[Problem]:
Type out the complete listing below word for word, without its pictures.

[Provided data]:
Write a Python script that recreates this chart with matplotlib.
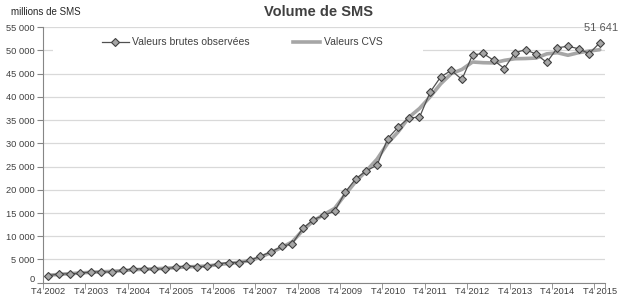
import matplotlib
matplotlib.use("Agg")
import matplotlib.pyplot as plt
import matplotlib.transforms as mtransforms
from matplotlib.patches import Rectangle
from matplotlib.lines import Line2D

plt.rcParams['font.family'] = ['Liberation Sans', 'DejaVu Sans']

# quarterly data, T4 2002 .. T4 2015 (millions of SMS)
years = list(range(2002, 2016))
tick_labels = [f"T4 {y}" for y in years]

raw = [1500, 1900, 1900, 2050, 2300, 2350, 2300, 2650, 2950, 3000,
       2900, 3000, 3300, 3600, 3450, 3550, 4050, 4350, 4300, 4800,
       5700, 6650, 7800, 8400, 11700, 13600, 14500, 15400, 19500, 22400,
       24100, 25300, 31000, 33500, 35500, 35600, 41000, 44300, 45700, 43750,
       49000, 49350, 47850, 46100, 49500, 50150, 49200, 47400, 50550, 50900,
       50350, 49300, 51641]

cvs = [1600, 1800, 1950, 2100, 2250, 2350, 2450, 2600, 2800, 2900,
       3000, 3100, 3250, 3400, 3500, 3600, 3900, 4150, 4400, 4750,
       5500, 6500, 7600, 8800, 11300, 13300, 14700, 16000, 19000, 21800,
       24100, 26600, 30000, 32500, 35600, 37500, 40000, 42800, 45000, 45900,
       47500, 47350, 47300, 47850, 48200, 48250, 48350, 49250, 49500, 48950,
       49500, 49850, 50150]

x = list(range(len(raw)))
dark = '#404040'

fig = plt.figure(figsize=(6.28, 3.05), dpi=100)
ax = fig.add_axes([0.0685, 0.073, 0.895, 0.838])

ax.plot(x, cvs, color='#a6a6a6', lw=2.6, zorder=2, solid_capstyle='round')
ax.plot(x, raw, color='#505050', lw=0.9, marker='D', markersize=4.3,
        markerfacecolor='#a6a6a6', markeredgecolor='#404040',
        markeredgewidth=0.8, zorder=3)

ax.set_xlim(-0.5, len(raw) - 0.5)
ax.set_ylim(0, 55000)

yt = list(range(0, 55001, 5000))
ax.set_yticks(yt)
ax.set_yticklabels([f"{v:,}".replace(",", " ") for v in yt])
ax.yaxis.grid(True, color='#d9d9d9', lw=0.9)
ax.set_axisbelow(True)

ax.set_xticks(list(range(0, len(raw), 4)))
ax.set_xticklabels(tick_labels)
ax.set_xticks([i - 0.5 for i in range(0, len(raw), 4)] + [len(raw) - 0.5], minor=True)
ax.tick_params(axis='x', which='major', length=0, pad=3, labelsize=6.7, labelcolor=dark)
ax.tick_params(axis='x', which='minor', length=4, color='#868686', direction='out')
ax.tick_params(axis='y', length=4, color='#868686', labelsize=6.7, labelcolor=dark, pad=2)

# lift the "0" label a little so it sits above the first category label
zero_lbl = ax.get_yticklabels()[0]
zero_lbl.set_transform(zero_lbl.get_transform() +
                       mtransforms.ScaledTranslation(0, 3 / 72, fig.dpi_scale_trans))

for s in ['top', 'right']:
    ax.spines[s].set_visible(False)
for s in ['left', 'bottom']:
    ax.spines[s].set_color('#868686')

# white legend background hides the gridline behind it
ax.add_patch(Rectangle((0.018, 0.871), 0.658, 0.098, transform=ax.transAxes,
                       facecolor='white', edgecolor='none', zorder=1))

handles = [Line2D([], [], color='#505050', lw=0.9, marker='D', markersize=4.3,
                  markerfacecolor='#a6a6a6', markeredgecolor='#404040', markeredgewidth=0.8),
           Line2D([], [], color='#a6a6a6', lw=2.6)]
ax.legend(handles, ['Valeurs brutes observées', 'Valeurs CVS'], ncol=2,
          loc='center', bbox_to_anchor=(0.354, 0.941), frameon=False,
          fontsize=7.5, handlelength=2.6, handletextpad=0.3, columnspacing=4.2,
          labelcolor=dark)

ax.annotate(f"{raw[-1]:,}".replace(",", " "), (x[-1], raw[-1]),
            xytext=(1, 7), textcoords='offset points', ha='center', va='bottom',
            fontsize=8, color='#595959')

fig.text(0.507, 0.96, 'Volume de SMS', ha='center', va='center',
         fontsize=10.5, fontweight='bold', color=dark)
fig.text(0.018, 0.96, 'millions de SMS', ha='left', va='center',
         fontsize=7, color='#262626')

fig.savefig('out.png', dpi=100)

[Exercise response]:
Write a Python script that recreates this chart with matplotlib.
import matplotlib
matplotlib.use("Agg")
import matplotlib.pyplot as plt
import matplotlib.transforms as mtransforms
from matplotlib.patches import Rectangle
from matplotlib.lines import Line2D

plt.rcParams['font.family'] = ['Liberation Sans', 'DejaVu Sans']

# quarterly data, T4 2002 .. T4 2015 (millions of SMS)
years = list(range(2002, 2016))
tick_labels = [f"T4 {y}" for y in years]

raw = [1500, 1900, 1900, 2050, 2300, 2350, 2300, 2650, 2950, 3000,
       2900, 3000, 3300, 3600, 3450, 3550, 4050, 4350, 4300, 4800,
       5700, 6650, 7800, 8400, 11700, 13600, 14500, 15400, 19500, 22400,
       24100, 25300, 31000, 33500, 35500, 35600, 41000, 44300, 45700, 43750,
       49000, 49350, 47850, 46100, 49500, 50150, 49200, 47400, 50550, 50900,
       50350, 49300, 51641]

cvs = [1600, 1800, 1950, 2100, 2250, 2350, 2450, 2600, 2800, 2900,
       3000, 3100, 3250, 3400, 3500, 3600, 3900, 4150, 4400, 4750,
       5500, 6500, 7600, 8800, 11300, 13300, 14700, 16000, 19000, 21800,
       24100, 26600, 30000, 32500, 35600, 37500, 40000, 42800, 45000, 45900,
       47500, 47350, 47300, 47850, 48200, 48250, 48350, 49250, 49500, 48950,
       49500, 49850, 50150]

x = list(range(len(raw)))
dark = '#404040'

fig = plt.figure(figsize=(6.28, 3.05), dpi=100)
ax = fig.add_axes([0.0685, 0.073, 0.895, 0.838])

ax.plot(x, cvs, color='#a6a6a6', lw=2.6, zorder=2, solid_capstyle='round')
ax.plot(x, raw, color='#505050', lw=0.9, marker='D', markersize=4.3,
        markerfacecolor='#a6a6a6', markeredgecolor='#404040',
        markeredgewidth=0.8, zorder=3)

ax.set_xlim(-0.5, len(raw) - 0.5)
ax.set_ylim(0, 55000)

yt = list(range(0, 55001, 5000))
ax.set_yticks(yt)
ax.set_yticklabels([f"{v:,}".replace(",", " ") for v in yt])
ax.yaxis.grid(True, color='#d9d9d9', lw=0.9)
ax.set_axisbelow(True)

ax.set_xticks(list(range(0, len(raw), 4)))
ax.set_xticklabels(tick_labels)
ax.set_xticks([i - 0.5 for i in range(0, len(raw), 4)] + [len(raw) - 0.5], minor=True)
ax.tick_params(axis='x', which='major', length=0, pad=3, labelsize=6.7, labelcolor=dark)
ax.tick_params(axis='x', which='minor', length=4, color='#868686', direction='out')
ax.tick_params(axis='y', length=4, color='#868686', labelsize=6.7, labelcolor=dark, pad=2)

# lift the "0" label a little so it sits above the first category label
zero_lbl = ax.get_yticklabels()[0]
zero_lbl.set_transform(zero_lbl.get_transform() +
                       mtransforms.ScaledTranslation(0, 3 / 72, fig.dpi_scale_trans))

for s in ['top', 'right']:
    ax.spines[s].set_visible(False)
for s in ['left', 'bottom']:
    ax.spines[s].set_color('#868686')

# white legend background hides the gridline behind it
ax.add_patch(Rectangle((0.018, 0.871), 0.658, 0.098, transform=ax.transAxes,
                       facecolor='white', edgecolor='none', zorder=1))

handles = [Line2D([], [], color='#505050', lw=0.9, marker='D', markersize=4.3,
                  markerfacecolor='#a6a6a6', markeredgecolor='#404040', markeredgewidth=0.8),
           Line2D([], [], color='#a6a6a6', lw=2.6)]
ax.legend(handles, ['Valeurs brutes observées', 'Valeurs CVS'], ncol=2,
          loc='center', bbox_to_anchor=(0.354, 0.941), frameon=False,
          fontsize=7.5, handlelength=2.6, handletextpad=0.3, columnspacing=4.2,
          labelcolor=dark)

ax.annotate(f"{raw[-1]:,}".replace(",", " "), (x[-1], raw[-1]),
            xytext=(1, 7), textcoords='offset points', ha='center', va='bottom',
            fontsize=8, color='#595959')

fig.text(0.507, 0.96, 'Volume de SMS', ha='center', va='center',
         fontsize=10.5, fontweight='bold', color=dark)
fig.text(0.018, 0.96, 'millions de SMS', ha='left', va='center',
         fontsize=7, color='#262626')

fig.savefig('out.png', dpi=100)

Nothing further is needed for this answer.